Revista Arte

Claroscuros de la alteridad en Black Out

Por Bill Jimenez @billjimenez

black outPor Elisenda N. Frisach

Decía Schopenhauer que “la consciencia es un relámpago entre dos eternidades de tinieblas.” Es el enfrentamiento, pero también la complementariedad, de la luz y la sombra el punto de partida de Black Out (que significa tanto “dejar a oscuras” como “desmayarse” o “censurar”), el nuevo montaje de la compañía Alta Realitat, un interesante proyecto nacido en Londres y refundado posteriormente en Barcelona en 2003, y que cuenta en sus filas con figuras como el bailarín y coreógrafo Jordi Cortés, justamente director –y también intérprete– de esta pieza.

A lo largo de aproximadamente 60 minutos asistimos a un espectáculo que combina sin estridencias el teatro de texto y el videoarte con la danza. Cuatro personajes, de sexos, psicologías y condiciones sociales diferentes, se insertan en un espacio prácticamente desnudo, marcado por los claroscuros, que se constituye en una metáfora de las relaciones interpersonales, de ese “campo de batalla entre Dios y el demonio” que es “el corazón humano” (según Dostoievski), pero también del sentido de la vida, de su fugacidad y absurdidad. Para plasmar estas ideas en toda su complejidad, los cuatro performers lanzan monólogos al público; se aproximan a sus compañeros con una fisicidad a veces tierna y otras, cruel; se alejan de ellos, se aíslan; se buscan en una zozobra de deseo, dominación o ternura; se filman; se visten y desvisten; se integran con los objetos que constituyen el exiguo decorado (espejos, perchas, zapatos…).

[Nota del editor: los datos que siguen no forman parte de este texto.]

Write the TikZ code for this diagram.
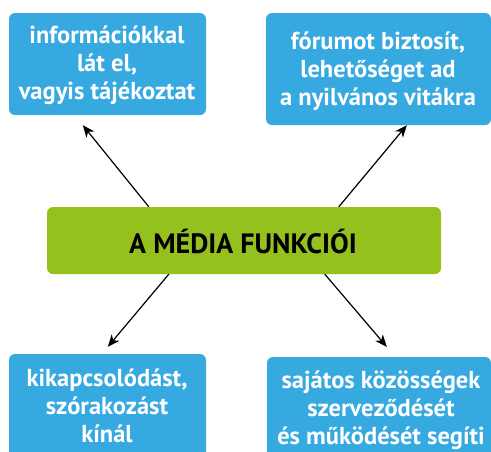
\documentclass[tikz,border=0pt]{standalone}
\usepackage{fontspec}
\setmainfont{PT Sans}
\usetikzlibrary{arrows.meta,calc}
\definecolor{boxblue}{HTML}{36A9E1}
\definecolor{boxgreen}{HTML}{95C11F}
\begin{document}
\begin{tikzpicture}[x=1pt,y=-1pt,
  bluebox/.style={fill=boxblue,rounded corners=6pt,draw=none,inner sep=0pt},
  bluetext/.style={text=white,font=\bfseries\fontsize{24.5}{28}\selectfont,align=center,inner sep=0pt},
  greenbox/.style={fill=boxgreen,rounded corners=6pt,draw=none,inner sep=0pt},
  arr/.style={line width=1.2pt,-{Stealth[length=12pt,width=10pt,inset=3.5pt]}}]
\useasboundingbox (0,0) rectangle (491,451);
\clip (0,0) rectangle (491,451);
\node[bluebox,minimum width=197pt,minimum height=102pt] (tl) at (107.5,64) {};
\node[bluetext] (tlt) at (107,65)
  {információkkal\\lát el,\\vagyis tájékoztat};
\node[bluebox,minimum width=225pt,minimum height=112pt] (tr) at (378.5,69) {};
\node[bluetext] (trt) at (378,71)
  {fórumot biztosít,\\lehetőséget ad\\a nyilvános vitákra};
\node[bluebox,minimum width=197pt,minimum height=120pt] (bl) at (107.5,414) {};
\node[bluetext] (blt) at (107,406)
  {kikapcsolódást,\\szórakozást\\kínál};
\node[bluebox,minimum width=224pt,minimum height=120pt] (br) at (379,417) {};
\node[bluetext] (brt) at (381,410)
  {sajátos közösségek\\szerveződését\\és működését segíti};
\node[greenbox,minimum width=394pt,minimum height=67pt] (c) at (244,240.5) {};
\node[font=\bfseries\fontsize{28}{28}\selectfont,inner sep=0pt] (ct) at (243,242) {A MÉDIA FUNKCIÓI};
\draw[arr] ([xshift=102pt]c.north west) -- ([xshift=74pt,yshift=-10pt]tl.south west);
\draw[arr] ([xshift=292pt]c.north west) -- ([xshift=141pt,yshift=-0pt]tr.south west);
\draw[arr] ([xshift=122pt]c.south west) -- ([xshift=99pt,yshift=7pt]bl.north west);
\draw[arr] ([xshift=278pt]c.south west) -- ([xshift=120pt,yshift=10pt]br.north west);
\end{tikzpicture}
\end{document}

Por el hecho de que nuestras normas sociales nos encadenen a una serie de apriorismos que imposibilitan nuestra realización plena en tanto entidades de existencia limitada temporal y espacialmente, la obra prima con marcado acento sarcástico la importancia de la mirada del otro, a través de la cual nos reconocemos pero también nos limitamos. Y esa mirada, obviamente, no puede existir sin que exista algo que descubra el objeto observado, que lo ilumine; por eso es tan sintomático ese deseo de oscurecer, expresado en el mismo título de la pieza, esto es, de revelar, por la vía inversa, paradójica, el sentido subyacente, profundo –y por tanto despojado de apariencias–, del comportamiento de los seres humanos. En última instancia, el espectador también es sacudido de su cómoda posición de voyeur y deviene uno más de los personajes de la pieza, lo que es llevado a cabo con la naturalidad que propicia el espacio escénico en tanto constante realización y reinterpretación colectiva de una realidad previamente fijada (¿qué mejor símbolo, si no, de la propia vida?): una dialéctica de amor/odio entre los que actúan –los que se muestran– y los que observan –los que se esconden–.

Claroscuros de la alteridad en Black Out

Este montaje es, en realidad, el negativo de una imagen idílica; en este sentido, el tema musical de Henry Mancini al inicio del espectáculo (de la banda sonora de Desayuno con diamantes) nos retrotrae a la alta comedia hollywoodiana, basada por lo general en un análisis muy blando de la denominada “guerra de sexos”. De hecho, dicho tema ya poseía un cierto deje irónico en el filme original, pero aquí se agranda notablemente, al comprobar que el deseo, el dolor, el amor y la rabia no entienden de tendencias sexuales, edades o limitaciones físicas. La excelente partitura de Jesús Díaz y Fletcher Ventura para la ocasión, en la que se mezclan con elegancia la electrónica, el jazz y el minimalismo clásico, se cierra con otro tema ajeno: el “Vals nº 2 (Jazz suite)” de Shostakovich, de nuevo una cadencia que redunda en una visión irónica de lo expresado, dado el componente de música elitista y ligera que posee este tipo de composición, pero con la tamización melancólica y decadente que le imprime el músico ruso.

En definitiva, Black Out pretende acceder a regiones ocultas de nuestra mente (¿o alma?), iluminar las tinieblas o bien incorporarlas a la luz; de ahí las imágenes de un abrigo flotando solo, de cuerpos que se transmutan al vestirse o desnudarse o de un hombre convertido en un elefante calzado con tacones, que evocan el surrealismo pictórico de autores como Magritte, Delvaux o Dalí. Y los balbuceantes cantos infantiles que acompañan a la filmación que abre la obra, en la que los personajes deambulan cual fantasmas, marcan las coordenadas primigenias de esa indagación en la cara luminosa, amable, de la oscuridad, o en la cara tenebrosa, terrible, de la luz, quizá demasiado tiempo relegadas a un esquematismo imposible; porque lo único que distingue al relámpago es, precisamente, la oscuridad que lo rodea.